======== Given data
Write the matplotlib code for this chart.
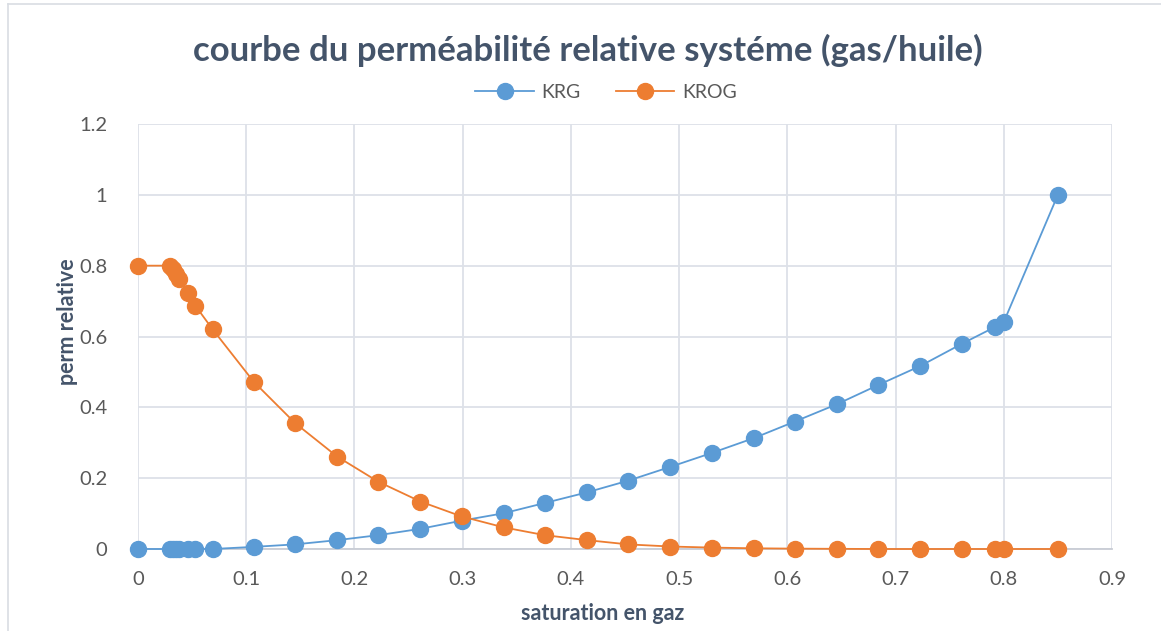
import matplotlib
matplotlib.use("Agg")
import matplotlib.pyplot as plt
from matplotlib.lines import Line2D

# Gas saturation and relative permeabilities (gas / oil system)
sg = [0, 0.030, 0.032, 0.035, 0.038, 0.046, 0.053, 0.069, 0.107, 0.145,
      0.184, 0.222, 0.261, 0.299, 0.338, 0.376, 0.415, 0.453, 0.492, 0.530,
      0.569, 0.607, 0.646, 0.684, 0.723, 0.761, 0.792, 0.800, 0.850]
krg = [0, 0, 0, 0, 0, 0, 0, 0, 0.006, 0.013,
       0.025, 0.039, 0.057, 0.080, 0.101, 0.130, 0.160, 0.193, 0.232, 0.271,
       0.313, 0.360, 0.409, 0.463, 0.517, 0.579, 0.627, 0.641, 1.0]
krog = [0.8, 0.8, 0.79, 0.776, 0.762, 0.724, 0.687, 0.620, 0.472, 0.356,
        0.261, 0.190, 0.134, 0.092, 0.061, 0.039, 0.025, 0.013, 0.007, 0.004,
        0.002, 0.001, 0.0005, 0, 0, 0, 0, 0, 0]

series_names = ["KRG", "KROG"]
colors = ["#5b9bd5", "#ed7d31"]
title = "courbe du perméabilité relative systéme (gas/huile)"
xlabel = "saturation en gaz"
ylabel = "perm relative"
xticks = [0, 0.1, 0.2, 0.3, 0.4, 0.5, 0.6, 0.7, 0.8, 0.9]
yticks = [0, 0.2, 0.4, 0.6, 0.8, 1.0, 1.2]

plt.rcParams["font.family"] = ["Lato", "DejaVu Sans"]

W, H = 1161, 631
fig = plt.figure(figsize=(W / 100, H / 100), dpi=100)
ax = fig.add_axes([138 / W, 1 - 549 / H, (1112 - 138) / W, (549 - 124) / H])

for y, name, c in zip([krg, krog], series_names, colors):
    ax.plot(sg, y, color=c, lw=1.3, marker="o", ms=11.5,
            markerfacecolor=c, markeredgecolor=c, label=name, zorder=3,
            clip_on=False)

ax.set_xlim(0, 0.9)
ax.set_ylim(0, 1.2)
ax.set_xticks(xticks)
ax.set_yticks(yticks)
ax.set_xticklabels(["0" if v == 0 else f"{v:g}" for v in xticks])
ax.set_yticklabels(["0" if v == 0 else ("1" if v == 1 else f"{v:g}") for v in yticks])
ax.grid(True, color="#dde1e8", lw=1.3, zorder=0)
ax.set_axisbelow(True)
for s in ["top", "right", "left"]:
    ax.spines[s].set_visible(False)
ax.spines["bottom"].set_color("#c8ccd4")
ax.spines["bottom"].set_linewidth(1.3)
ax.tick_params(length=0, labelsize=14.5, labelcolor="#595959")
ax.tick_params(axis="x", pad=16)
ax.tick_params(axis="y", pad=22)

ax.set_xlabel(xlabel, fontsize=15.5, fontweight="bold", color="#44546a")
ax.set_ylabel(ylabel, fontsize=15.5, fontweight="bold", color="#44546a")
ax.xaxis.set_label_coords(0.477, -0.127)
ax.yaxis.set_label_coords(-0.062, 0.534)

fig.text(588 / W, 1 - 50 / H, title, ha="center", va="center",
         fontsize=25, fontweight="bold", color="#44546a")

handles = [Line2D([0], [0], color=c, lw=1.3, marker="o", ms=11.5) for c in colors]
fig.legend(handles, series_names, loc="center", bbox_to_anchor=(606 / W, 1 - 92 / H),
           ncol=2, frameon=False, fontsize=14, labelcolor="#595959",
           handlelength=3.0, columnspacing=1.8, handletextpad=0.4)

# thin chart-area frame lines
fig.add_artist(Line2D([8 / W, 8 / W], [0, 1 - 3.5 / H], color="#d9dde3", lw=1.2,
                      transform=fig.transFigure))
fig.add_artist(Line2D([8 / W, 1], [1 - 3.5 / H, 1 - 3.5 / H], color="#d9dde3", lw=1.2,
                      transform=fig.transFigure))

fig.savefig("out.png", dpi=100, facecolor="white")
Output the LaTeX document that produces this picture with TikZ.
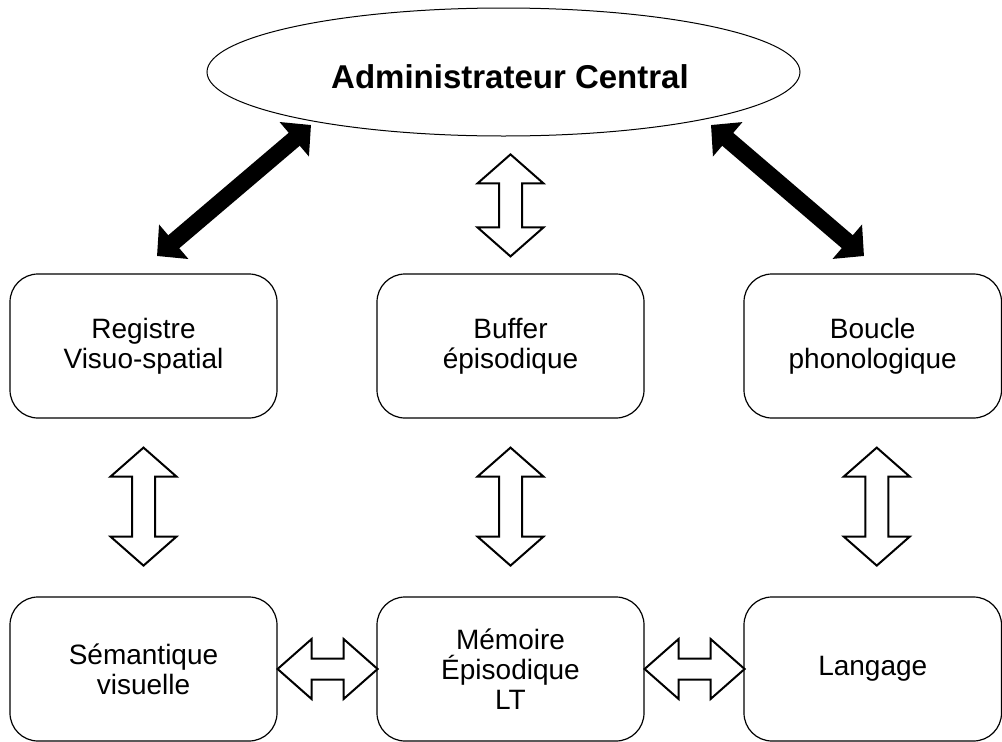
================
Problem to work on:
Transcribe exactly, with no pictures, the lines running from the first line of the material through the line holding "from matplotlib.lines import Line2D".

Answer to this problem:
Write the matplotlib code for this chart.
import matplotlib
matplotlib.use("Agg")
import matplotlib.pyplot as plt
from matplotlib.lines import Line2D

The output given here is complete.